Dimentionality Reduction

We all understand that more data means better AI. That sounds great! But, with the recent blast of information, we often end in a problem of too much data! We need all that data. But it turns out to be too much for our processing. Hence we need to look into ways of streamlining the available data so that it can be compressed without losing value. Dimensionality reduction is an important technique that achieves this end.

Consider the simple case of predicting medical expenses based on several parameters. The data may include different parameters related to all the negative habits of a person - excessive intake of tobacco, alcohol, caffine, narcotics, etc.

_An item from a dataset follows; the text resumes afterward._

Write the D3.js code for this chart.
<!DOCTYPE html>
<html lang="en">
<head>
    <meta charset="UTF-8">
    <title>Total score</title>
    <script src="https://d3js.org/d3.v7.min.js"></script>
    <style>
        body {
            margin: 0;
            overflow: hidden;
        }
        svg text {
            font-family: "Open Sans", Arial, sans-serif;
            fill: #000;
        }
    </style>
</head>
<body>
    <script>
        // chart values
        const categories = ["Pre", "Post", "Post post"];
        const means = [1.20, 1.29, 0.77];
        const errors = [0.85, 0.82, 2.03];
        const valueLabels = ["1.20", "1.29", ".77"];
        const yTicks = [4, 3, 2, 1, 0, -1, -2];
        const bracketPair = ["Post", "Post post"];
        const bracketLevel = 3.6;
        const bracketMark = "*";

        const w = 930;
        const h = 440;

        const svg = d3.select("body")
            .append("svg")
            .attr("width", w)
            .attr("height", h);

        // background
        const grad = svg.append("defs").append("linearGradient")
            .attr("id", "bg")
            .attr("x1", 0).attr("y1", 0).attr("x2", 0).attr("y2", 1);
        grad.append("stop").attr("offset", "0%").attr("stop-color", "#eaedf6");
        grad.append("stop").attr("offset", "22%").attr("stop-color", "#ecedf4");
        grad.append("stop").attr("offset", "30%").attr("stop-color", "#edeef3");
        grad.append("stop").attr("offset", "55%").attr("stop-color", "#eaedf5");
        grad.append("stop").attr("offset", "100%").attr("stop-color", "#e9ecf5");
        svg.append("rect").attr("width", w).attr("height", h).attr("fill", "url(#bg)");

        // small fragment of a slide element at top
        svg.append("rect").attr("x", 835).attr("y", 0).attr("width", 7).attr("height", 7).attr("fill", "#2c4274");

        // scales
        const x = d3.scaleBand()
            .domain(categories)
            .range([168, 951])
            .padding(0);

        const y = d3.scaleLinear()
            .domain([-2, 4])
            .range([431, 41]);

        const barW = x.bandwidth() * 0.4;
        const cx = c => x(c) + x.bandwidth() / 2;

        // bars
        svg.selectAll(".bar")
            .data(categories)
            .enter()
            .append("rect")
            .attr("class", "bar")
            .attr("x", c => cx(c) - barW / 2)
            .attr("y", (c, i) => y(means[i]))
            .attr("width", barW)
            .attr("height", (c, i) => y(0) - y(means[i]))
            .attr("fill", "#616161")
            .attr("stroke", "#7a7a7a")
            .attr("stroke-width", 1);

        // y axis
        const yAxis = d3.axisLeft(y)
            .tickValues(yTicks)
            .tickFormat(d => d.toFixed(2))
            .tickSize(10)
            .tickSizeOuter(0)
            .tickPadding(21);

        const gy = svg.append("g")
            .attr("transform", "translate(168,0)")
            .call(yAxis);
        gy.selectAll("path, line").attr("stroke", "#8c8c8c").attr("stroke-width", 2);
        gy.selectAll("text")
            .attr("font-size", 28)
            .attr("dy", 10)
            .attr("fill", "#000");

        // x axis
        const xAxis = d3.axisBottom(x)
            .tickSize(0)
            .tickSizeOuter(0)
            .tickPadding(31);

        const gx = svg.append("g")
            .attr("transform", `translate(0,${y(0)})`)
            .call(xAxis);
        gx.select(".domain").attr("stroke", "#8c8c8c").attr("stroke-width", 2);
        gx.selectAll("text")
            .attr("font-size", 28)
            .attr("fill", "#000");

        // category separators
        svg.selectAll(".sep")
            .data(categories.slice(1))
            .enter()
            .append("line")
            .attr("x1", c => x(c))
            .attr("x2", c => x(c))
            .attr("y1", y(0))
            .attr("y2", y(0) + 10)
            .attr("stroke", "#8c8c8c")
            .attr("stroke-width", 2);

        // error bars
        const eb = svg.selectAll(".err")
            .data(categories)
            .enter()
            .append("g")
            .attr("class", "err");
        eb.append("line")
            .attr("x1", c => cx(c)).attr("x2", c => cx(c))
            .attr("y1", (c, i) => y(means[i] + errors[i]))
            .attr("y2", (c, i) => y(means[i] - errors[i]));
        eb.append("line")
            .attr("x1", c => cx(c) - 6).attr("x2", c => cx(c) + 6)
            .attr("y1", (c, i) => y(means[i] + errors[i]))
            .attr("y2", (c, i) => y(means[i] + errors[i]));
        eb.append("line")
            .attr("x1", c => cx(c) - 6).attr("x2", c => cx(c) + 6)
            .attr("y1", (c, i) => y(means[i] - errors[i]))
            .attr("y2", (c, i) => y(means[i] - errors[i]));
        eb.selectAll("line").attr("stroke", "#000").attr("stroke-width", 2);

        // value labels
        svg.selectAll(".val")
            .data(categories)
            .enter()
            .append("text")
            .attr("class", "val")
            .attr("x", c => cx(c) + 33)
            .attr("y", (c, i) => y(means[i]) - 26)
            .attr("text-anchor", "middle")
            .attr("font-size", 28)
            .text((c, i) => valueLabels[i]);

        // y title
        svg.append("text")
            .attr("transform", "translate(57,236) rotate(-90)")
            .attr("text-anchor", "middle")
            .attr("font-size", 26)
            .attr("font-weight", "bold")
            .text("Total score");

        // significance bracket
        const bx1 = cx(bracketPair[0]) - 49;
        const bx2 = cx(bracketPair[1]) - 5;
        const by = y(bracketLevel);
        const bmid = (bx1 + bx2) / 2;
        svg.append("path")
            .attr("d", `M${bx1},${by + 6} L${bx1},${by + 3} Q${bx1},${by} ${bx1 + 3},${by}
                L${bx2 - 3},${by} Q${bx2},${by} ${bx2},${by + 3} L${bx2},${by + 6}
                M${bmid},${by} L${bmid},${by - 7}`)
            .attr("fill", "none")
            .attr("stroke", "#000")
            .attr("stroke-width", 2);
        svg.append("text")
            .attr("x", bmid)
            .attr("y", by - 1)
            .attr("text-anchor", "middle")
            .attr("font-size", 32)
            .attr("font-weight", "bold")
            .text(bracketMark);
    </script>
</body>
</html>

It may be great to accumulate each of these parameters independently. But does that really add value? are these independent parameters? One can guess there is a lot of correlation between each of them. For example, someone who is high on alcohol or someone who consumes narcotics, is quite likely to be liberal about tobacco and caffine.

One can easily see that we really do not need all these parameters. But, is there a way to choose only two or three of these? That is not so intuitive either. Dimensionality reduction can help us extract a couple of independent parameters from these. That can simplify our prediction model.

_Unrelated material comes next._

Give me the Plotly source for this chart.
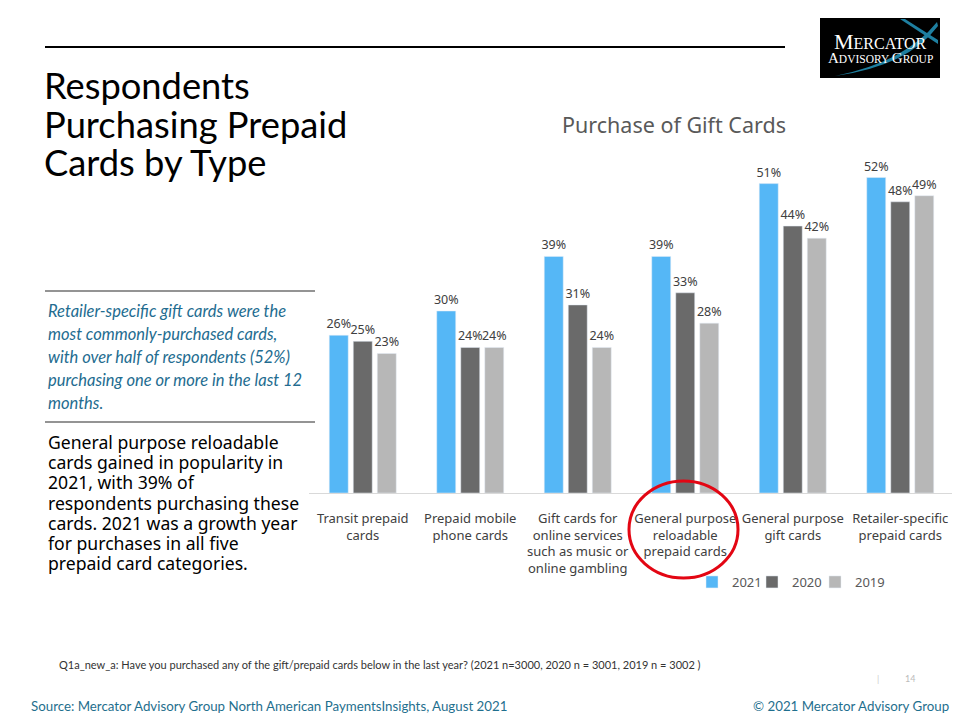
import plotly.graph_objects as go

categories = ["Transit prepaid<br>cards", "Prepaid mobile<br>phone cards",
              "Gift cards for<br>online services<br>such as music or<br>online gambling",
              "General purpose<br>reloadable<br>prepaid cards",
              "General purpose<br>gift cards", "Retailer-specific<br>prepaid cards"]
years = ["2021", "2020", "2019"]
v2021 = [26, 30, 39, 39, 51, 52]
v2020 = [25, 24, 31, 33, 44, 48]
v2019 = [23, 24, 24, 28, 42, 49]
colors = ["#55B7F6", "#6A6A6A", "#B7B7B7"]

# the page body has an 8px margin: figure is placed at (8, 8)
OFF = 8
W, H = 960 - OFF, 720 - OFF
def px(x): return (x - OFF) / W
def py(y): return 1 - (y - OFF) / H

legend_names = ["legend", "legend2", "legend3"]
legend_x = [692, 752, 815]

fig = go.Figure()
for name, vals, c, lg in zip(years, [v2021, v2020, v2019], colors, legend_names):
    fig.add_trace(go.Bar(
        x=categories, y=vals, name=name, marker_color=c, legend=lg,
        text=[f"{v}%" for v in vals], textposition="outside",
        textfont=dict(family="Noto Sans", size=12.5, color="#404040"),
        cliponaxis=False, constraintext="none",
    ))

legend_style = dict(orientation="h", xanchor="left", yanchor="middle",
                    font=dict(family="Noto Sans", size=13, color="#595959"),
                    itemwidth=30, bgcolor="rgba(0,0,0,0)")
fig.update_layout(
    width=W, height=H, margin=dict(l=0, r=0, t=0, b=0),
    paper_bgcolor="white", plot_bgcolor="white",
    barmode="group", bargap=0.33, bargroupgap=0.21,
    xaxis=dict(domain=[px(309), px(954)], showline=True, linecolor="#D9D9D9",
               linewidth=1, ticks="", showgrid=False, tickangle=0, ticklabelstandoff=13,
               tickfont=dict(family="Noto Sans", size=13, color="#404040")),
    yaxis=dict(domain=[py(493), py(129)], range=[0, 60], visible=False),
    showlegend=True,
)
for lg, lx in zip(legend_names, legend_x):
    fig.update_layout({lg: dict(legend_style, x=px(lx), y=py(582))})

ann = []
def text(x, y, s, size, color="black", family="Noto Sans", anchor="left", style="normal"):
    ann.append(dict(x=px(x), y=py(y), xref="paper", yref="paper", text=s, showarrow=False,
                    xanchor=anchor, yanchor="middle",
                    font=dict(family=family, size=size, color=color, style=style)))

# chart title
text(674, 124, "Purchase of Gift Cards", 21.5, "#595959", anchor="center")

# slide title
for i, s in enumerate(["Respondents", "Purchasing Prepaid", "Cards by Type"]):
    text(42, 85 + i * 38.5, s, 36.3, "black", family="Lato")

# italic callout
for i, s in enumerate(["Retailer-specific gift cards were the", "most commonly-purchased cards,",
                       "with over half of respondents (52%)", "purchasing one or more in the last 12",
                       "months."]):
    text(46, 311 + i * 23, s, 16.5, "#236C90", family="Lato", style="italic")

# body text
for i, s in enumerate(["General purpose reloadable", "cards gained in popularity in",
                       "2021, with 39% of", "respondents purchasing these",
                       "cards. 2021 was a growth year", "for purchases in all five",
                       "prepaid card categories."]):
    text(46, 442 + i * 20.2, s, 17.6, "black", family="Noto Sans")

# footnote
text(57, 664, "Q1a_new_a: Have you purchased any of the gift/prepaid cards below in the last year? (2021 n=3000, 2020 n = 3001, 2019 n = 3002 )",
     11, "#333333", family="Lato")
text(875, 678, "|", 9, "#CCCCCC", family="Lato")
text(903, 678, "14", 9, "#BBBBBB", family="Lato")

# footer
text(29, 706, "Source: Mercator Advisory Group North American PaymentsInsights, August 2021", 13.3, "#1F6F8E", family="Lato")
text(951, 706, "© 2021 Mercator Advisory Group", 13.3, "#1F6F8E", family="Lato", anchor="right")

# logo text
text(880, 41, "M<span style='font-size:16px'>ERCATOR</span>", 22, "white", family="Liberation Serif", anchor="center")
text(880, 58, "A<span style='font-size:11.5px'>DVISORY </span>G<span style='font-size:11.5px'>ROUP</span>", 15, "white", family="Liberation Serif", anchor="center")

fig.update_layout(annotations=ann)

shapes = [
    dict(type="line", xref="paper", yref="paper", x0=px(45), x1=px(785), y0=py(47), y1=py(47),
         line=dict(color="black", width=2)),
    dict(type="line", xref="paper", yref="paper", x0=px(45), x1=px(315), y0=py(291), y1=py(291),
         line=dict(color="#707070", width=1.5)),
    dict(type="line", xref="paper", yref="paper", x0=px(45), x1=px(315), y0=py(422), y1=py(422),
         line=dict(color="#707070", width=1.5)),
    # logo box
    dict(type="rect", xref="paper", yref="paper", x0=px(820), x1=px(940), y0=py(78), y1=py(18),
         fillcolor="black", line=dict(width=0), layer="below"),
    dict(type="path", xref="paper", yref="paper",
         path=f"M {px(835)} {py(76)} Q {px(905)} {py(62)} {px(937)} {py(22)} L {px(938)} {py(26)} Q {px(908)} {py(66)} {px(835)} {py(76)} Z",
         fillcolor="#1E7FA0", line=dict(width=0), layer="below"),
    dict(type="path", xref="paper", yref="paper",
         path=f"M {px(905)} {py(19)} L {px(938)} {py(40)} L {px(938)} {py(44)} L {px(900)} {py(19)} Z",
         fillcolor="#1E7FA0", line=dict(width=0), layer="below"),
    # red circle
    dict(type="circle", xref="paper", yref="paper", x0=px(629), x1=px(738), y0=py(578), y1=py(481),
         line=dict(color="#E30613", width=3)),
]
fig.update_layout(shapes=shapes)

fig.write_html("out.html")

This was a trivial example. But, in a real life scenario, it is common to have hundreds or thousands of features in the input. Dimensionality reduction is a major aid when working on such a problem.

There are two approaches to dimensionality reduction. These are the two different paradigms for addressing the problem. There is no good or bad way - we need to choose one of them based on the problem at hand.

  • Feature Selection - If the impact of a particular feature is almost redundant, we can just drop it, selecting the significant features that independently impact the outcome.
  • Feature Combination - This is a bit more complex. When we have a N different features that carry information worth M features, we need to create a way to map the N features into a new set of M features. This is true dimensionality reduction.